Royal Enfield Himalayan:

Pros:

  • Brand new
  • Under warranty
  • Looks great
  • Low seat height

Cons:

  • Poor build quality
  • Small capacity engine – underpowered
  • New to the market, hasn’t been extensively tested
  • Heavy
  • No aftermarket panniers available yet so will have to go with Royal Enfield’s own.

BMW F800GS

Pros:

  • Reliable
  • Larger engine - more powerful
  • Excellent fuel economy
  • Only cost £6999 new (with inflation that’s about 9 grand now) – has retained value and you’ll be able to sell it on for more later
  • Quality components – brakes, suspension etc
  • Touratech panniers

Cons:

  • A decade old
  • No warranty
  • More to go wrong
  • Expensive parts that may be hard to find
  • High mileage
  • Tall seat – easier to drop

After a long weekend weighing up your options you’re no closer to making a decision. There’s only one thing left for it: a test ride. The Himalayan is up first.

Its 411cc single cylinder air-cooled, fuel injection lump makes 24.5bhp and 23.6lb-ft at 4,250rpm. It didn’t take long to establish that it’s no good on long motorway slogs, with vibrations and twitchy bars at anything above 75mph. And when it came to overtakes in higher gears, the little bike just didn't have the grunt.

But it was far happier at speeds more sedate. It coped admirably on twisties, turning in relatively smoothly and sharply and felt well balanced at a slow to middling pace. However, you could feel its 191kg weight when accelerating up hills or out of corners. The basic suspension was solid and unforgiving and the brakes were, frankly, shit.

But the Himalayan had a trick up its questionably manufactured sleeve when it came to off-roading. The wide handlebars, low seat and even lower centre of gravity were all conducive to manoeuvrability, perfect for tricky slow speed riding. And the engine’s ample low down torque came into its own in deeper sections of gravel, allowing you to pull away in second.

After the low seat height of the Himalayan, the GS’s height takes you by surprise. Luckily, this model has the low seat option fitted, but even so you’re stretched at 5ft10.

In the interest of fairness, you take the GS on the same test route. As expected, it has no problems on the motorway, with its 85hp, 61lb-ft 798cc parallel twin proving grunty and smooth – far smoother than the Himalayan’s single (understandably). It’s not quite as powerful as you expected, and you find yourself wringing its neck to reach triple figures. But it gets there, and the bars remain solid and the bike feels planted while doing so. The shorter screen doesn’t protect you from the wind as well as the Himalayan’s, mind.

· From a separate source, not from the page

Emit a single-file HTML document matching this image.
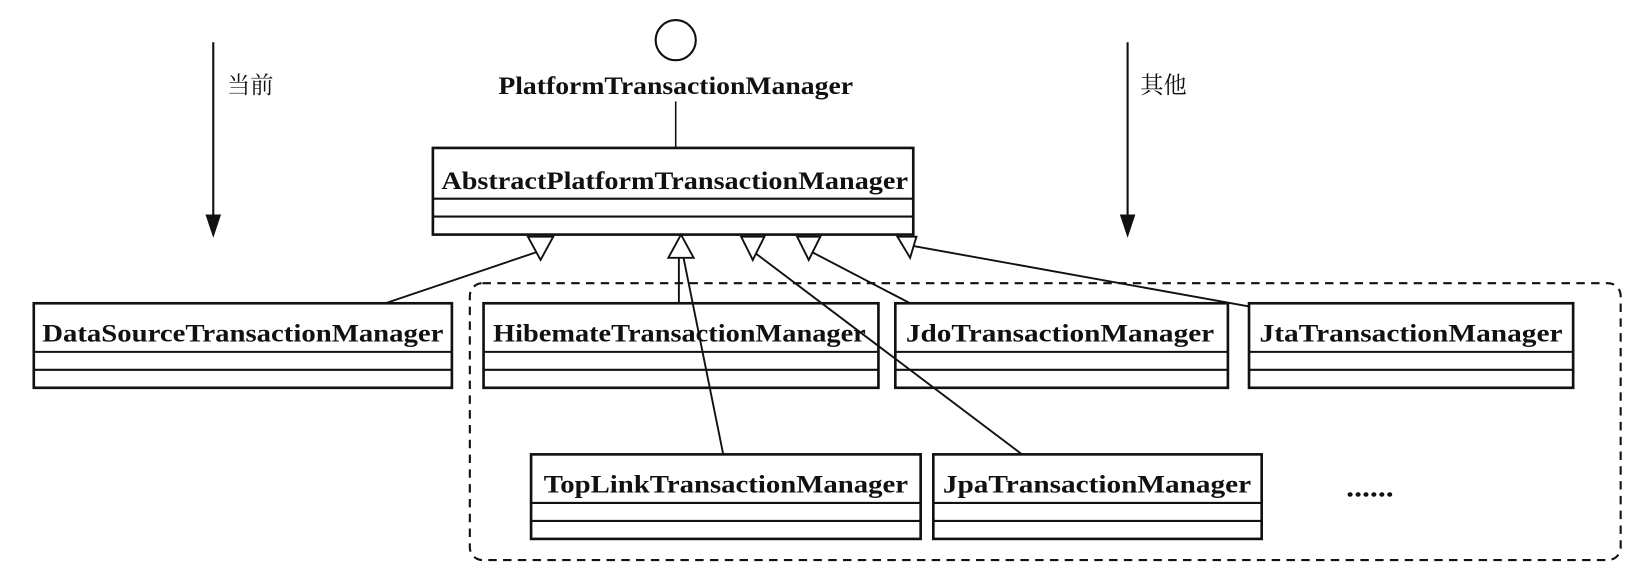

It’s equally competent on twisty mountain roads – it weighs 16kg more than the Himalayan at 207kg but with more than three times the power is far lighter and more responsive. The brakes are nice and sharp too, causing the long travel forks to dive under heavy pressure.

Off-road the ABS kicks in, but unlike the Himalayan you can turn that off. The tall seat proves a hindrance here, as you put your foot down and feel the full weight of the bike on one leg. That will take some getting used to. But one you’re on the move, stood up on the pegs, the GS feels like an overgrown trail bike, and a brilliantly fun one at that. You’ve only tested it on a gentle gravel track but you know it can do so much more.

You roll back into the dealership with a grin on your face. You’ve made your decision. The two bikes really weren’t comparable – only in terms of price – but you’d entered the shop unsure of what kind of adventure you wanted, and now you knew. The Himalayan had far exceeded your expectations, but the old GS still had the edge. You pay the money, sign on the dotted line and roll off into the horizon.